Plusieurs poètes contemporains sont également présents. Ils le sont
parce qu’ils parviennent à l’émouvoir, à l’étonner, à le surprendre par
la percussion de leurs poèmes et on se dit que c’est sans doute du
côté de ces discrets qu’il faut aller voir, si l’on veut découvrir
quelques voix fortes et singulières, comme le sont celles d’Olivier
Deschizeaux, de Patrick Laupin, de Thierry Metz (1956-1997) ou encore de
Werner Lambersy (1941-2021).
« Il y a, dans la poésie d’Olivier Deschizeaux, une telle intensité,
un tel remue-ménage de sensations, physiques, spirituelles, une telle
amplitude morale enfin que, de galopades phonétiques en embrasements,
d’images tranchantes en brusques changements de cap – ruptures,
convulsions au sein de la syntaxe, épiphanies brutales de contradictions
aussitôt abolies – le langage semble passer sous nos yeux avec armes et
bagages du côté du vertige. »
Si les poètes et les écrivains ont la part belle dans ce livre,
(impossible de les citer tous), les peintres et photographes ne sont
pas en reste. Ils se nomment Paul Rebeyrolle, Alain Bar, Alain Boggero,
Yves Henry, Anne-France Frère, Thierry Azam, etc. Lionel Bourg les
côtoie depuis longtemps, leur offre parfois ses mots, visite des
ateliers, des expositions, y trouvent matière à explorer différemment
l’acte créatif, à voir surgir l’inconnu.
S’il invite, tout au long de son livre, ces différents créateurs à
l’accompagner, s’arrêtant sur leurs travaux achevés ou en cours, il
note également ce qui, dans leurs réalisations, touchent et aiguisent,
sans qu’ils s’en doutent, sa propre sensibilité, ses émotions
impossibles à refréner et les éléments épars qui fondent sa
personnalité et influent sur son écriture.
« "J’ai l’âme charbonneuse", ai-je confié dans un livre.
L’âme rétive. Chagrine.
Captive des bois touffus où je crus m’évader.
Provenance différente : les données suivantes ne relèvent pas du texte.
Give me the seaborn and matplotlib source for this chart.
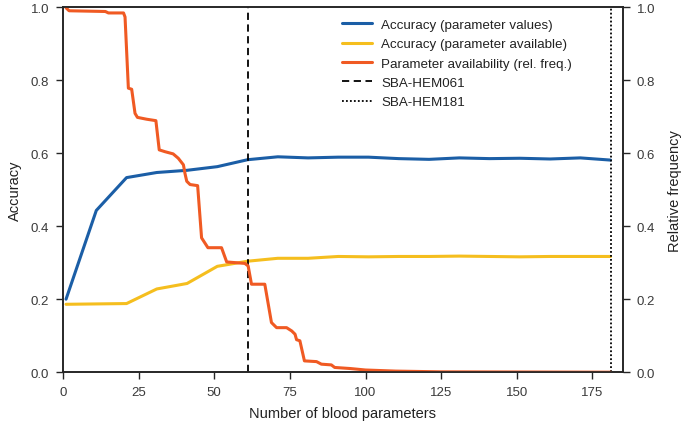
import numpy as np
import pandas as pd
import matplotlib
matplotlib.use("Agg")
import matplotlib.pyplot as plt
import seaborn as sns
from matplotlib.lines import Line2D

# ---- data -------------------------------------------------------------
n_params = [1, 11, 21, 31, 41, 51, 61, 71, 81, 91, 101, 111, 121, 131, 141, 151, 161, 171, 181]
acc_values = [0.200, 0.443, 0.533, 0.547, 0.553, 0.563, 0.582, 0.590, 0.587, 0.589,
              0.589, 0.585, 0.583, 0.587, 0.585, 0.586, 0.584, 0.587, 0.581]
acc_available = [0.186, 0.187, 0.188, 0.228, 0.243, 0.290, 0.304, 0.312, 0.312, 0.317,
                 0.316, 0.317, 0.317, 0.318, 0.317, 0.316, 0.317, 0.317, 0.317]

avail_x = [1, 2, 14, 15, 20, 20.5, 21.6, 22.7, 23.8, 24.6, 27.6, 30.7, 31.8, 33.7, 36.4,
           38.1, 39.8, 40.3, 40.9, 42, 44.5, 45.8, 47.9, 52.4, 54.1, 60.1, 61.2, 62.3,
           66.7, 68.9, 70.6, 73.9, 75.6, 76.7, 77.2, 78.3, 79.8, 83.8, 85.4, 88.7, 89.8,
           95, 100, 110, 125, 181]
avail_freq = [0.998, 0.990, 0.988, 0.984, 0.984, 0.973, 0.778, 0.775, 0.709, 0.698, 0.693,
              0.689, 0.609, 0.604, 0.598, 0.586, 0.568, 0.545, 0.523, 0.514, 0.511, 0.368,
              0.341, 0.341, 0.302, 0.298, 0.291, 0.241, 0.241, 0.136, 0.122, 0.122, 0.113,
              0.104, 0.089, 0.086, 0.031, 0.029, 0.022, 0.020, 0.013, 0.010, 0.006, 0.003,
              0.001, 0.000]

marker_a = 61
marker_b = 181
label_a = "SBA-HEM061"
label_b = "SBA-HEM181"

# ---- style ------------------------------------------------------------
sns.set_style("ticks")
plt.rcParams["font.family"] = ["Liberation Sans", "DejaVu Sans"]
plt.rcParams["axes.edgecolor"] = "#262626"
plt.rcParams["axes.linewidth"] = 1.2
plt.rcParams["xtick.major.size"] = 5
plt.rcParams["ytick.major.size"] = 5
plt.rcParams["xtick.major.width"] = 1.0
plt.rcParams["ytick.major.width"] = 1.0

c_blue = "#1b5ea6"
c_yellow = "#f5be1e"
c_orange = "#f05a23"

fig = plt.figure(figsize=(6.85, 4.27), dpi=100)
ax = fig.add_axes([0.092, 0.126, 0.817, 0.855])
ax2 = ax.twinx()

df = pd.DataFrame({"n": n_params, "values": acc_values, "available": acc_available})
df_av = pd.DataFrame({"n": avail_x, "freq": avail_freq})

lw = 2.2
sns.lineplot(data=df, x="n", y="values", ax=ax, color=c_blue, lw=lw)
sns.lineplot(data=df, x="n", y="available", ax=ax, color=c_yellow, lw=lw)
sns.lineplot(data=df_av, x="n", y="freq", ax=ax2, color=c_orange, lw=lw)

ax.axvline(marker_a, color="black", ls=(0, (4, 2.5)), lw=1.3)
ax.axvline(marker_b, color="black", ls=(0, (1, 1.2)), lw=1.3)

ax.set_xlim(0, 185)
ax.set_ylim(0, 1)
ax2.set_ylim(0, 1)
ax.set_xticks([0, 25, 50, 75, 100, 125, 150, 175])
ax.set_yticks([0, 0.2, 0.4, 0.6, 0.8, 1.0])
ax2.set_yticks([0, 0.2, 0.4, 0.6, 0.8, 1.0])
ax.yaxis.set_major_formatter(matplotlib.ticker.FormatStrFormatter("%.1f"))
ax2.yaxis.set_major_formatter(matplotlib.ticker.FormatStrFormatter("%.1f"))

for a in (ax, ax2):
    a.tick_params(labelsize=9.5, colors="#262626", labelcolor="#3a3a3a", pad=5)
    for s in a.spines.values():
        s.set_visible(True)

ax.set_xlabel("Number of blood parameters", fontsize=10.5, color="#222222", labelpad=6)
ax.set_ylabel("Accuracy", fontsize=10.5, color="#222222", labelpad=6)
ax2.set_ylabel("Relative frequency", fontsize=10.5, color="#222222", labelpad=9)

handles = [
    Line2D([], [], color=c_blue, lw=lw),
    Line2D([], [], color=c_yellow, lw=lw),
    Line2D([], [], color=c_orange, lw=lw),
    Line2D([], [], color="black", ls=(0, (4, 2.5)), lw=1.3),
    Line2D([], [], color="black", ls=(0, (1, 1.2)), lw=1.3),
]
labels = ["Accuracy (parameter values)", "Accuracy (parameter available)",
          "Parameter availability (rel. freq.)", label_a, label_b]
leg = ax2.legend(handles, labels, loc="upper left", bbox_to_anchor=(0.499, 0.968),
                 frameon=False, fontsize=9.6, borderpad=0, borderaxespad=0,
                 handlelength=2.2, handletextpad=0.7, labelspacing=0.52)
for t in leg.get_texts():
    t.set_color("#222222")

fig.savefig("out.png", dpi=100)
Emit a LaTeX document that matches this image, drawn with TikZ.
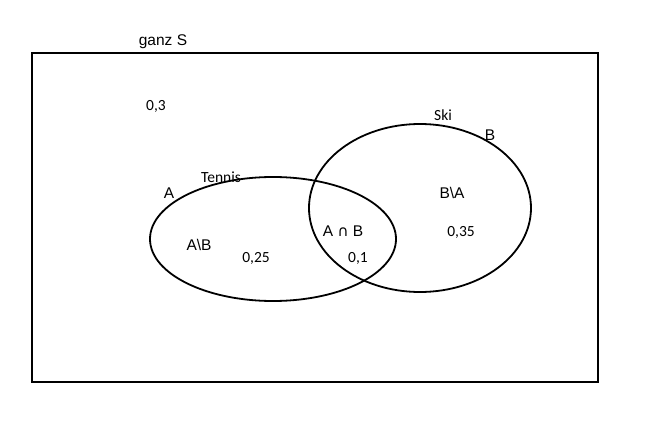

Dans cette rue cafardeuse,
aussi, désespérante, ne desservant qu’une succession de monotones
vestiges industriels. Cette avenue sans joie, sans horizon qui,
toujours, inéluctablement, débouchait sur l’entrée du cimetière. Jeudi.
Ou samedi. Dimanche. La main dans celle de maman, j’obéissais à sa
volonté déchirante, fleurissant de mes larmes la tombe de mon frère.
Écrire, c’est le fonder, l’enraciner ce lieu. »
L’écriture de Lionel Bourg naît tout à la fois du présent et de la
mémoire. Elle est ancrée dans les paysages qui lui sont chers, notamment
les monts du Forez et l’ancien pays minier. Elle dit la vie rude de
ceux qui gardent la tête haute face à l’adversité, notamment les hommes
et les femmes de la classe ouvrière à laquelle appartenaient ses
parents. Elle exprime le combat, la révolte, la rébellion mais aussi la
tendresse, la douceur, la bienveillance. Elle porte en elle de longs,
lancinants chants qui se rapprochent parfois de ces blues percutants,
nés dans les plantations de coton du delta du Mississippi, qu’il aime
tant écouter.
« Bon voyage ! », dit-il en préface, nous invitant à emprunter ces multiples et passionnants Itinéraires de délestage
pour côtoyer tous ceux, toutes celles qui le font vibrer , lui qui
poursuit, depuis des décennies, l’écriture d’une autobiographie qu’il ne
peut concevoir qu’en célébrant les autres.